HONOLULU (Reuters) - The globe-trotting U.S. Secretary of State John Kerry was forced to catch a commercial flight on Thursday after his U.S. Air Force plane encountered technical difficulties before takeoff from Hawaii at the end of a nine-day round-the-world trip.
Kerry was returning to Washington after visiting Afghanistan, Myanmar, Australia and the Solomon Islands when his plane broke down at Hawaii’s Hickman Air Force Base.
He had stopped for a day in Hawaii where he delivered a speech on increased U.S. interests in Asia and the Pacific region.
“Finally some frequent flyer miles!” Kerry said on hearing the news that he would have to catch a commercial flight along with his staff and a traveling press corps.

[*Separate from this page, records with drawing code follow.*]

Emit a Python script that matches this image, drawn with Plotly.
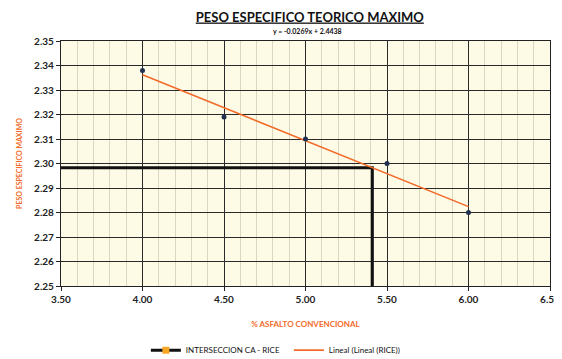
import plotly.graph_objects as go

# Data
asfalto = [4.0, 4.5, 5.0, 5.5, 6.0]
rice = [2.338, 2.319, 2.310, 2.300, 2.280]
slope = -0.0269
intercept = 2.4438
trend_x = [4.0, 6.0]
trend_y = [slope * v + intercept for v in trend_x]
inter_x = [3.5, 5.41, 5.41]
inter_y = [2.2983, 2.2983, 2.25]
equation = "y = -0.0269x + 2.4438"

fig = go.Figure()
fig.add_trace(go.Scatter(x=inter_x, y=inter_y, mode="lines+markers",
                         name="INTERSECCION CA - RICE",
                         line=dict(color="#111111", width=3),
                         marker=dict(symbol="square", color="#F5A623", size=7,
                                     line=dict(width=0)),
                         selectedpoints=[],
                         unselected=dict(marker=dict(opacity=0))))
fig.add_trace(go.Scatter(x=trend_x, y=trend_y, mode="lines",
                         name="Lineal (Lineal (RICE))",
                         line=dict(color="#F26B2A", width=1.6)))
fig.add_trace(go.Scatter(x=asfalto, y=rice, mode="markers", name="RICE",
                         showlegend=False,
                         marker=dict(color="#1F3050", size=5)))

font = "Lato, 'Open Sans', sans-serif"
fig.update_layout(
    width=562, height=359,
    margin=dict(l=53, r=20, t=33, b=81),
    paper_bgcolor="white",
    plot_bgcolor="#FDFBE6",
    font=dict(family=font, color="#222222"),
    title=dict(text="<b><u>PESO ESPECIFICO TEORICO MAXIMO</u></b>",
               x=0.537, xanchor="center", yref="container", y=0.975, yanchor="middle",
               font=dict(size=13, color="#111111")),
    annotations=[dict(text="<b>" + equation + "</b>", xref="paper", yref="paper",
                      x=0.505, y=1.041, xanchor="center", yanchor="middle",
                      showarrow=False, font=dict(size=7, color="#111111"))],
    showlegend=True,
    legend=dict(orientation="h", x=0.466, xanchor="center",
                yref="container", y=0.047, yanchor="middle",
                itemwidth=30, entrywidth=98,
                font=dict(size=8, color="#111111"), bgcolor="rgba(0,0,0,0)"),
)
fig.update_xaxes(range=[3.5, 6.5], dtick=0.5, tickformat=".2f", automargin=False,
                 showgrid=True, gridcolor="#2a2a2a", gridwidth=1,
                 minor=dict(dtick=0.1, showgrid=True, gridcolor="#DCD6BE", gridwidth=1),
                 showline=True, linecolor="#222222", linewidth=1.2, mirror=True,
                 ticks="outside", ticklen=4, tickcolor="#222222",
                 tickfont=dict(size=10, color="#222222", weight="bold"),
                 zeroline=False,
                 title=dict(text="<b>% ASFALTO CONVENCIONAL</b>",
                            font=dict(size=8, color="#F26B2A"), standoff=17))
fig.update_yaxes(range=[2.25, 2.35], dtick=0.01, tickformat=".2f", automargin=False,
                 showgrid=True, gridcolor="#2a2a2a", gridwidth=1,
                 showline=True, linecolor="#222222", linewidth=1.2, mirror=True,
                 ticks="outside", ticklen=4, tickcolor="#222222",
                 tickfont=dict(size=10, color="#222222", weight="bold"),
                 zeroline=False,
                 title=dict(text="<b>PESO ESPECIFICO MAXIMO</b>",
                            font=dict(size=7, color="#F26B2A"), standoff=10))

fig.write_html("out.html")
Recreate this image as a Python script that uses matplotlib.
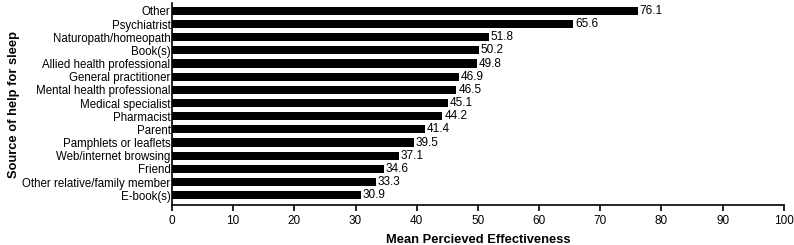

Kerry has often expressed frustration with his aging plane, which has previously run into technical problems during his global travels that has made him one of the most traveled U.S. secretaries of state.
While waiting for his flight, Kerry received a briefing from U.S. Navy Admiral Samuel Locklear, commander of the U.S. Pacific Command, and spoke with several administration and foreign officials, according to a spokesman.
Since assuming office in Feb. 1, 2013, Kerry has juggled priorities amid a virtually non-stop travel schedule that has left many around him often exasperated and exhausted.
He has already overtaken his predecessor Hillary Clinton in his first year as America’s top diplomat, clocking up 519,136 miles (835,468 km) to 51 countries in 239 days, according to State Department figures.